# no screens found



## | Kab00m | (7. September 2002)

Joah, der Hanni wagt sich auf neuland, und Installiert sich Debian 3.0, spielt ca 3 stunden lang an XF86configurator herum und bekommt den netten Fehler 'No Screens found'.
Was mach ich nu ?  Ich habe das gefühl, das ich nicht glide als Grafikmodus hätte wählen sollen, aber wo stell ich das um, und auf was, wenn ich ne Geforce 3 hab ? 

Ich danke euch
Johannes


----------



## JoelH (7. September 2002)

*hmm,*

k.a. ich kann dir leider nicht helfen, aber ich kann dir sagen wir sitzen im selben Boot  Die elende Mach64 Karete geht einfach nciht, dann wurde mir geraten ich soll XFree4.2 nehmen dann geht es, leider doch nicht hab ich gemacht 
Was dein geForce angeht, da hast wahrscheinlich mehr Glück, schau mal hier rein http://www.linuxforen.de oder http://www.rootboard.de , da hilft dir sicher einer


----------



## Christian Fein (7. September 2002)

> _Original geschrieben von |[ Kab00m ]| _
> *Joah, der Hanni wagt sich auf neuland, und Installiert sich Debian 3.0, spielt ca 3 stunden lang an XF86configurator herum und bekommt den netten Fehler 'No Screens found'.
> Was mach ich nu ?  Ich habe das gefühl, das ich nicht glide als Grafikmodus hätte wählen sollen, aber wo stell ich das um, und auf was, wenn ich ne Geforce 3 hab ?
> 
> ...



nimm das programm xf86config 
und wähle nvidia aus 

Glide ist nicht korrekt. du findest im übrigen auch GeForce Treiber auf der nvidia Seite.


----------



## | Kab00m | (7. September 2002)

Ok, danke erstmal, ich glaube ich bin ein wenig weiter als vorher, nächstes problem 

Wenn ich die 'NVIDIA_kernel-1.0-2960.tar.gz' enpacke (tar xvzf ...) und danach versuch das ganze zu kompilieren (make install) erzählt er mir irgendwas von cc und davon, dass die dateien mit einem anderen programm geschrieben währen, als das mit dem ich sie kompilieren möchte  (Sorry, ich hab die ganze meldung nicht mehr im kopf)

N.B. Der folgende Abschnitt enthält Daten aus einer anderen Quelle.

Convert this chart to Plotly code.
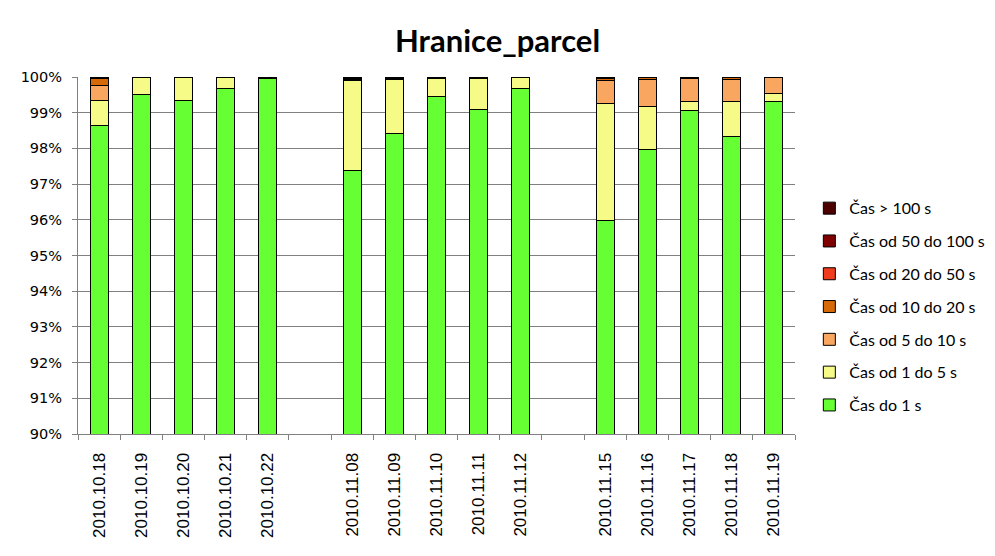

Was heisst das nun, oder wie bekomm ich das weg ? 

Dank & Gruß
Johannes


----------



## Christian Fein (7. September 2002)

paste mal die ganze meldung rein 

dann kann mann evtl. helfen


----------



## | Kab00m | (7. September 2002)

ok, der Fehler ist folgender:

*** Failed cc sanity check. Baling out! ***

Danke


----------



## | Kab00m | (8. September 2002)

*push* Is der fehler soo selten ?


----------



## Dario Linsky (8. September 2002)

relativ selten - sieh mal: http://www.google.de/search?hl=de&ie=ISO-8859-1&q="failed+cc+sanity+check+bailing+out"&meta=


----------



## | Kab00m | (9. September 2002)

grml, immerhin bin ich nicht der einzige, der diesen fehler hat ...
Wer kann mit den schlagworten "tar" und "IGNORE_CC_MISMATCH" was anfangen ? 

Wie setz ich diese Option beim tar'en ? 

Dank & Gruß
Johannes

[EDIT]
habs schon, glaub ich:
export IGNORE_CC_MISMATCH=1

geht das wohl ? mmmh  *test*
[/EDIT]


----------



## | Kab00m | (9. September 2002)

höhö, ok, das mit der IGNORE_CC_MISMATCH-Option geht 
Aber Ätsch, neuer fehler :\



> nv.c:22 linux/modversions.h: no such file or directory
> make: *** [uv.o] Error 1



Was sagt mir das ? 

Gruß
Johannes


----------



## JohannesR (19. Januar 2003)

Ha, es dauerte zwar ein bisschen  aber nun weiß ich die Lösung:
Man muss in der XF86Config-4 (/etc/X11/) das Frambuffer-Device deaktivieren.


----------